Why the Market Collapsed — and How It Might Recover
At its core, California’s insurance market is suffering from a mismatch between risk and regulation.
- Insurers face soaring costs from wildfires, construction inflation, and reinsurance.
- Proposition 103 requires state approval for rate increases — often a lengthy, adversarial process.
- Consumer advocacy groups can intervene in rate filings, further delaying approvals.
The result: insurers can’t charge rates that reflect today’s risk — so they stop offering coverage altogether.
The 2024 reforms aim to fix this by balancing data-driven pricing with consumer transparency. Allowing insurers to use catastrophe models, for example, helps them price future risk more accurately, while new disclosure requirements ensure homeowners can see how those rates are determined.
“Realistically,” one expert noted, “we should expect to see companies begin to re-enter the market, getting their toes a little bit wet, maybe in the first quarter.”
The Local Impact: When Insurance Becomes Unaffordable
In Placer County and similar regions, the human toll is already visible. Homeowners are:
- Paying double or triple for new coverage.
- Settling for limited FAIR Plan policies.
- Selling homes they can no longer insure.
For many, the crisis has blurred the line between financial hardship and physical risk. Homeowners who lose coverage are forced to choose between going uninsured or moving — an impossible decision for families who’ve lived in these communities for generations.
And because lenders require homeowners insurance, the issue also threatens mortgage eligibility and housing stability.
A Call for Recognition and Reward
Perhaps the most frustrating aspect for residents like those in Placer County is the lack of reward for doing the right thing.
California has encouraged “Firewise” communities and home hardening efforts for years, but most insurers don’t yet factor those improvements into pricing or renewals.
That’s something both the county and state agree must change.
“Those sorts of investments need to be recognized by the insurers,” one supervisor said.
Future regulations under Lara’s plan will likely include risk-reduction incentives, allowing homeowners who invest in mitigation — like clearing vegetation or replacing roofs — to earn premium discounts or preferential renewal status.
A Coordinated Statewide Effort
Despite local frustrations, both Governor Newsom’s office and the Department of Insurance emphasized that relief is coming.
In a statement to ABC10, the CDI reaffirmed its commitment to all counties:
“By the end of this year, the department will have enacted multiple regulations, administrative actions, and held public meetings to transform the insurance landscape, leading to more companies writing policies across all areas of our state.”
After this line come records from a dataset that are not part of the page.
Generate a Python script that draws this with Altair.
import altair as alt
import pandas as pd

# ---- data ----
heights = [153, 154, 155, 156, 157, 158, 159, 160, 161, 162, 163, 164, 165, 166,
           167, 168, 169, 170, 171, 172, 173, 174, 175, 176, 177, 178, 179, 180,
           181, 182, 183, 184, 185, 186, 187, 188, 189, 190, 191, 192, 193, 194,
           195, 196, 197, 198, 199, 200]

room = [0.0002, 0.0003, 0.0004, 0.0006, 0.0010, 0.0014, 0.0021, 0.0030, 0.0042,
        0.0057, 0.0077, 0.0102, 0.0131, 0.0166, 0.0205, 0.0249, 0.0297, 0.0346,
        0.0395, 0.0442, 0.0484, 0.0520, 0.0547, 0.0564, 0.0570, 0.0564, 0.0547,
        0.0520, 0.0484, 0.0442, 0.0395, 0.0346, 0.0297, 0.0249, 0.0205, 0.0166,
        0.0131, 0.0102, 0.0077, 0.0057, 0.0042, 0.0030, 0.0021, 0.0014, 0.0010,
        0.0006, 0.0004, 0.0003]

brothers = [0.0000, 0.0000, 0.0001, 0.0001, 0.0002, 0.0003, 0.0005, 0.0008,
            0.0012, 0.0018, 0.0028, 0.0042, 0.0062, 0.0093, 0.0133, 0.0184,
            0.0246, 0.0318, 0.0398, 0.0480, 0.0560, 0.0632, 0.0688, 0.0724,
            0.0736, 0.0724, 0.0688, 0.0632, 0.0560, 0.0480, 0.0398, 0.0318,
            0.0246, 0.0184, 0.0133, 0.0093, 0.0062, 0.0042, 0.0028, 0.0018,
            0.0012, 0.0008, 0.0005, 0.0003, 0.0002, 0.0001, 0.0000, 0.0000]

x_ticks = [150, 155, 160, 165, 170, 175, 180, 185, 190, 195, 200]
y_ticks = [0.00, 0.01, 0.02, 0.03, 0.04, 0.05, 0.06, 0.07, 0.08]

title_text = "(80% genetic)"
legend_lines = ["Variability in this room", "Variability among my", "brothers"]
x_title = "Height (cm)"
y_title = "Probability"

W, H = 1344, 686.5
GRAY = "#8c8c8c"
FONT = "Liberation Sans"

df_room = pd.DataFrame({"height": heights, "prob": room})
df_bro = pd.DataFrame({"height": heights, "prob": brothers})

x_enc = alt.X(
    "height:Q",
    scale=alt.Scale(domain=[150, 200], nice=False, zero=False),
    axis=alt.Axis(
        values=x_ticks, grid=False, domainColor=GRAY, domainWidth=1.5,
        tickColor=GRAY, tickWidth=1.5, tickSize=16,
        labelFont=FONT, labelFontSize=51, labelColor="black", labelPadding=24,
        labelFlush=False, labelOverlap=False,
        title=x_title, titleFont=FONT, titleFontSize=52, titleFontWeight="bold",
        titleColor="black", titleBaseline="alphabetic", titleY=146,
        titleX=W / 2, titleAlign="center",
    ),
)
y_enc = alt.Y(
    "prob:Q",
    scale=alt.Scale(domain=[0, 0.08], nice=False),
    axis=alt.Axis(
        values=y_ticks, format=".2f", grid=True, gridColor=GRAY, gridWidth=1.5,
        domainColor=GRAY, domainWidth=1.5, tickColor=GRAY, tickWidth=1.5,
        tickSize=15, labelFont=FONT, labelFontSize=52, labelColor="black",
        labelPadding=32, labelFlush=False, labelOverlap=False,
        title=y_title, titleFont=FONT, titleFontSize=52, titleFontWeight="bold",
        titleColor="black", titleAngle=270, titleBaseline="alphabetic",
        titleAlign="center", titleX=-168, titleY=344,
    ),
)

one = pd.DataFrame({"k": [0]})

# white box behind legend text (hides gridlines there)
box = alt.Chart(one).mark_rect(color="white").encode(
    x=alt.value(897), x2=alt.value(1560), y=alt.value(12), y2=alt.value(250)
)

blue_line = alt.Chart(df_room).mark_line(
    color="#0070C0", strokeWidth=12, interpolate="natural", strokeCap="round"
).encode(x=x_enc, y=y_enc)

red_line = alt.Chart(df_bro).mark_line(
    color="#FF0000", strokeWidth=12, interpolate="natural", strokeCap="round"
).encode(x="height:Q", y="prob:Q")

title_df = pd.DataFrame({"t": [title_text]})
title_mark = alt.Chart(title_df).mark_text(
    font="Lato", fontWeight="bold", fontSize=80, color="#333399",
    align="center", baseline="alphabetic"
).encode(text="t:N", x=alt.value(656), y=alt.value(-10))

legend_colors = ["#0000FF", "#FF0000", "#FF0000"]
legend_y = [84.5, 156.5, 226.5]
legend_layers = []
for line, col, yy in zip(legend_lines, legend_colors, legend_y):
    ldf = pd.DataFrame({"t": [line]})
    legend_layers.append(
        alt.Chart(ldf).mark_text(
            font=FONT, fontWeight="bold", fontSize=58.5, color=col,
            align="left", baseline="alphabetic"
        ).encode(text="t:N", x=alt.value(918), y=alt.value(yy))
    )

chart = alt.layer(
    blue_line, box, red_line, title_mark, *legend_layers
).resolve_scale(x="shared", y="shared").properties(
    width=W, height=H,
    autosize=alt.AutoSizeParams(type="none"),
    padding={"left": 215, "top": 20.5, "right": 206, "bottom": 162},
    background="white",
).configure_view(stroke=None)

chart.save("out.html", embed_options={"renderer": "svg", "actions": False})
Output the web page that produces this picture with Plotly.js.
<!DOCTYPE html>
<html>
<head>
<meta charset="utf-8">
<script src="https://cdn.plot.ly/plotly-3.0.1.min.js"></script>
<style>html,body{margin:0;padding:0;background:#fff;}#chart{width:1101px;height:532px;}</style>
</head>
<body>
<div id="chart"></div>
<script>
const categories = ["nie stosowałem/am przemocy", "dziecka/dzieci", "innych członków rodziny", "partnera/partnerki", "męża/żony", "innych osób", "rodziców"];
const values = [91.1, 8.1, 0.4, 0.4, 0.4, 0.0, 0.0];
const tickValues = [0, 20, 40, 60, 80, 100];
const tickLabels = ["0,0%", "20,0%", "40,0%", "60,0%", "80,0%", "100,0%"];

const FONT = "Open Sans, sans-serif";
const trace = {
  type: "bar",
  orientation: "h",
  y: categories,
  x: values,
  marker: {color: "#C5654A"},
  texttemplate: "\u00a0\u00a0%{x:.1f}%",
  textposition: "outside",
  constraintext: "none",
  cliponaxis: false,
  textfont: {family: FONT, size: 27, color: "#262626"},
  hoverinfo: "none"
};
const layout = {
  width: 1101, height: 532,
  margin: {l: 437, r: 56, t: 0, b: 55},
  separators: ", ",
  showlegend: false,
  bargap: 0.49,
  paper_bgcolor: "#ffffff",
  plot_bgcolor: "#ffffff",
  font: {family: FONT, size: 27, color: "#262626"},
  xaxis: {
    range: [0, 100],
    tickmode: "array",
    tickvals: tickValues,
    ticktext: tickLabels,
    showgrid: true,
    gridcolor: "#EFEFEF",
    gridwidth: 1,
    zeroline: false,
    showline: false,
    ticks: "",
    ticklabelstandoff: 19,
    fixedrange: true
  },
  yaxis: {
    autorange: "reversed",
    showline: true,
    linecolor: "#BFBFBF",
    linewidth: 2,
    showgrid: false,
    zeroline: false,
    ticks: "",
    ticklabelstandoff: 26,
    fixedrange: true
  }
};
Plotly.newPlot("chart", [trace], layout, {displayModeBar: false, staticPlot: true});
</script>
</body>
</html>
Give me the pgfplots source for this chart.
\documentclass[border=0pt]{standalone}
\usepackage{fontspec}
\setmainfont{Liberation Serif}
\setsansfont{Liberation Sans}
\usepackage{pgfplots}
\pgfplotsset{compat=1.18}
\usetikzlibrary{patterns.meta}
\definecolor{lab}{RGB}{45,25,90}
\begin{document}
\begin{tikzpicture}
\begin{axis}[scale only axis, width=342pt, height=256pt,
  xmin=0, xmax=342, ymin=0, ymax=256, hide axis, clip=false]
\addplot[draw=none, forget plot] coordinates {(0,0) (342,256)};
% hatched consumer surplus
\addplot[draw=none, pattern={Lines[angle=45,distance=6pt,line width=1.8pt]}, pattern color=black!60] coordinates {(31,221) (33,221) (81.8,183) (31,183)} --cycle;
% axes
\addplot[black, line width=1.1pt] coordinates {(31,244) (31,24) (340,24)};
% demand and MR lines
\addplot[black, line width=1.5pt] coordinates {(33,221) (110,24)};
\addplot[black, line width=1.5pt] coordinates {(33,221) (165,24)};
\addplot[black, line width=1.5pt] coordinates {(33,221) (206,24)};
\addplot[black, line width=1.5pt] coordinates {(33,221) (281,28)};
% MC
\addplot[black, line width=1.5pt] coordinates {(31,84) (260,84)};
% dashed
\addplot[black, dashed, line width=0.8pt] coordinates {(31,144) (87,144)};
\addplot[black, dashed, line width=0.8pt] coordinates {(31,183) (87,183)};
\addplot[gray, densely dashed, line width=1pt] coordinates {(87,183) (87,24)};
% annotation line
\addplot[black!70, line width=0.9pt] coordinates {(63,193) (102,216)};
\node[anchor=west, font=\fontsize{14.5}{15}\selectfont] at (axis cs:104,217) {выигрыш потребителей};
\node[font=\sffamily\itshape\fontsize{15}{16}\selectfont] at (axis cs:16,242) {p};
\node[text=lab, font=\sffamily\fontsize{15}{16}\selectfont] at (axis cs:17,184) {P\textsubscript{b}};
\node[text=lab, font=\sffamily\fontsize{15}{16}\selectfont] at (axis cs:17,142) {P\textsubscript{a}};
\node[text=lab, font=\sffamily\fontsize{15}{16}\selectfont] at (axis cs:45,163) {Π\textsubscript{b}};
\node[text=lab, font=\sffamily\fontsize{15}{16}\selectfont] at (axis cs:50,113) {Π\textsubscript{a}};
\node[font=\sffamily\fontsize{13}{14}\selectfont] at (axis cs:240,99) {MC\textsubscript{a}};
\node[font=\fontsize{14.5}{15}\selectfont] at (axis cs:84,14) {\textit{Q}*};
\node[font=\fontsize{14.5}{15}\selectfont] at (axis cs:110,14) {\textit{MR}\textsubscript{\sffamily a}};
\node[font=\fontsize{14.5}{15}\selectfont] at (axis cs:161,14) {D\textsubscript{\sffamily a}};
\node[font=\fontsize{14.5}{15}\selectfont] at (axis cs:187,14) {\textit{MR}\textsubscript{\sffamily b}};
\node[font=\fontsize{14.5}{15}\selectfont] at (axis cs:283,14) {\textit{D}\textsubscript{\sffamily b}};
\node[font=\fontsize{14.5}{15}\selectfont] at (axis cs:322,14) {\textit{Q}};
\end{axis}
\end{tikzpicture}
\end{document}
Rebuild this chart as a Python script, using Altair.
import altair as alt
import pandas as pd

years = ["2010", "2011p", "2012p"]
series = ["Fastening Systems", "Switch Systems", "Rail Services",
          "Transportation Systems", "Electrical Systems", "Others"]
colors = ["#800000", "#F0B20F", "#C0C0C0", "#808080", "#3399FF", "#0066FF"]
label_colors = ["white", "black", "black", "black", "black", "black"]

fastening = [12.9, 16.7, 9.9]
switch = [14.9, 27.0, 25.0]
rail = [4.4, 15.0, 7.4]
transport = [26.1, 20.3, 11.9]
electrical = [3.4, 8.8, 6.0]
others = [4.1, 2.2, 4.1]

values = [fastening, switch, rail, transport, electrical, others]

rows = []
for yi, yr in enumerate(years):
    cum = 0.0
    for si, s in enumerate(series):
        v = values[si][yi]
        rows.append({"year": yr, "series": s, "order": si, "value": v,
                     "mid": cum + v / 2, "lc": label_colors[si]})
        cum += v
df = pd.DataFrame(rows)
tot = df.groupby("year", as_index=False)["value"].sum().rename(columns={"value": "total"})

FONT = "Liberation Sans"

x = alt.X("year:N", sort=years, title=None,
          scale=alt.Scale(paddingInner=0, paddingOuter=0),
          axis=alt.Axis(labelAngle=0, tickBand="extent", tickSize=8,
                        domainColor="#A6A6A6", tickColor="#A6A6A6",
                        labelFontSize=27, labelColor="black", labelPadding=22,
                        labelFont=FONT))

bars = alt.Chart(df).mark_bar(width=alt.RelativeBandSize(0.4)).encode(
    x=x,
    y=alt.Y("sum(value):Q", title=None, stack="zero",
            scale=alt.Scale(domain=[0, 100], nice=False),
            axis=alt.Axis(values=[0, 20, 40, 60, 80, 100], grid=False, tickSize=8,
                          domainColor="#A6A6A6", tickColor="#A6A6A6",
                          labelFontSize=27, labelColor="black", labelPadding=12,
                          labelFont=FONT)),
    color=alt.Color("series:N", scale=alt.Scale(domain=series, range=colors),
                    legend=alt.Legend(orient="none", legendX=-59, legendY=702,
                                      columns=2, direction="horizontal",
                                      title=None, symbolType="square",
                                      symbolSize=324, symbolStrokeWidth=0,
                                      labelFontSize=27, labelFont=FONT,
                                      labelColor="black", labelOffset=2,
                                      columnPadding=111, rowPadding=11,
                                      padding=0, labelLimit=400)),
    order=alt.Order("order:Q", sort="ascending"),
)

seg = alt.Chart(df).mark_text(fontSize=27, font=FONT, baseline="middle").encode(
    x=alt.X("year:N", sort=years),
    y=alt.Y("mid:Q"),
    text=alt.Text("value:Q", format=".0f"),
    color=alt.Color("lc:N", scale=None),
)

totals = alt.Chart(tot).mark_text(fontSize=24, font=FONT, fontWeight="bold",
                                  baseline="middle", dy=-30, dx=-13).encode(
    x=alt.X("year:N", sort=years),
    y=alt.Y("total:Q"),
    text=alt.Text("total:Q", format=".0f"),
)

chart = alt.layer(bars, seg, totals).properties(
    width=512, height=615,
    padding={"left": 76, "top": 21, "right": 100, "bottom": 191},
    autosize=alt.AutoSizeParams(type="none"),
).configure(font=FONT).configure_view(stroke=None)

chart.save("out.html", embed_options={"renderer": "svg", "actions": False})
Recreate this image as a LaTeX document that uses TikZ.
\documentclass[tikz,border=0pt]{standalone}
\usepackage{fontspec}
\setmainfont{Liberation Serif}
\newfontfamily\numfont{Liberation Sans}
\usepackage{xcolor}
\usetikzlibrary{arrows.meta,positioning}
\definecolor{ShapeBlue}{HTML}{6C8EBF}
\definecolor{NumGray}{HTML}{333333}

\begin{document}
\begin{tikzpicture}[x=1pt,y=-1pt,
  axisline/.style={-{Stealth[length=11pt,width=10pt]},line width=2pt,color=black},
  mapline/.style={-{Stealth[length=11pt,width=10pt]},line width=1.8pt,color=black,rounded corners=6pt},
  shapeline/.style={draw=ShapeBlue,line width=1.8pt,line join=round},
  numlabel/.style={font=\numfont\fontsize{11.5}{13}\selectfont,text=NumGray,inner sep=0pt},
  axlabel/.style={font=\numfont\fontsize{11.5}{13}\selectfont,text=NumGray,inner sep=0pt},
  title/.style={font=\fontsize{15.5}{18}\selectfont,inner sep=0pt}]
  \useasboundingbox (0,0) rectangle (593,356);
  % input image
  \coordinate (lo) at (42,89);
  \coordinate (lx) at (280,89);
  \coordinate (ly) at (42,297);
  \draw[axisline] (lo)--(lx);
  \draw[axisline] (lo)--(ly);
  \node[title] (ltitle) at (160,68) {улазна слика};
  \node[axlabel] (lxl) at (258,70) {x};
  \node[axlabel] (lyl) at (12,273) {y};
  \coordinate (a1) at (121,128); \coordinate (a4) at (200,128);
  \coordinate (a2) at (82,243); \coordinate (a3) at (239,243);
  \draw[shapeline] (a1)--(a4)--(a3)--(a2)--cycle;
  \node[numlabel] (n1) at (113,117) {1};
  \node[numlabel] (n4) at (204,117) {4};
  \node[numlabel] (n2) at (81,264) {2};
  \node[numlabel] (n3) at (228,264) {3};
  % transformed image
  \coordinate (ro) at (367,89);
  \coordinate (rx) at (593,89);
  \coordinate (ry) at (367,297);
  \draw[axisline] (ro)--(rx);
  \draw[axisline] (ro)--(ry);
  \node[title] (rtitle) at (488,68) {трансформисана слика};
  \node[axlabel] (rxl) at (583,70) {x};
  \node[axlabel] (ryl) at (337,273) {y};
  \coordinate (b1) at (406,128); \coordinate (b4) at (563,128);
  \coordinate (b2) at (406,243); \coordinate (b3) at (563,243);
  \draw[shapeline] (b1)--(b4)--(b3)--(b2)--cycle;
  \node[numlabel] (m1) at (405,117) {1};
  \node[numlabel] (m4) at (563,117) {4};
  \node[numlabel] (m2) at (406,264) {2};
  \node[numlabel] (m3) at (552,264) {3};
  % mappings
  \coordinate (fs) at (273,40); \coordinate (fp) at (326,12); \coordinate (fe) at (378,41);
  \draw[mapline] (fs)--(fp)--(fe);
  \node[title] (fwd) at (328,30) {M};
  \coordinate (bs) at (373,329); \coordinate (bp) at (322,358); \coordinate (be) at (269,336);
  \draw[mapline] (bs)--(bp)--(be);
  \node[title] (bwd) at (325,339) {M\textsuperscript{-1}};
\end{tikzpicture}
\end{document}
Meanwhile, the Governor’s office said it is “actively overhauling the insurance system on an accelerated timeline.”
These statements align with what Susman and other industry analysts have predicted on Insurance Hour: 2025 will likely mark the beginning of a new insurance era in California — one defined by transparency, flexibility, and shared responsibility.
Final Thoughts: From Emergency to Evolution
Placer County’s declaration is more than a cry for help — it’s a signal flare for the rest of California.
The insurance crisis is not confined to remote mountain towns; it’s spreading into suburban and even urban neighborhoods once considered low-risk.
The reforms underway are ambitious and overdue. But as county leaders remind us, the challenge is immediacy — bridging the gap between policy change and real-world relief.
“We’re hopeful,” one supervisor said. “But hope doesn’t pay premiums.”
California’s insurance future depends on balancing speed with sustainability — acting decisively to stabilize the market today, while building a system resilient enough to withstand tomorrow’s fires.
If that balance is struck, Placer County’s emergency call may someday be remembered not as a warning — but as the turning point that finally forced the Golden State to bring its insurance market back from the brink.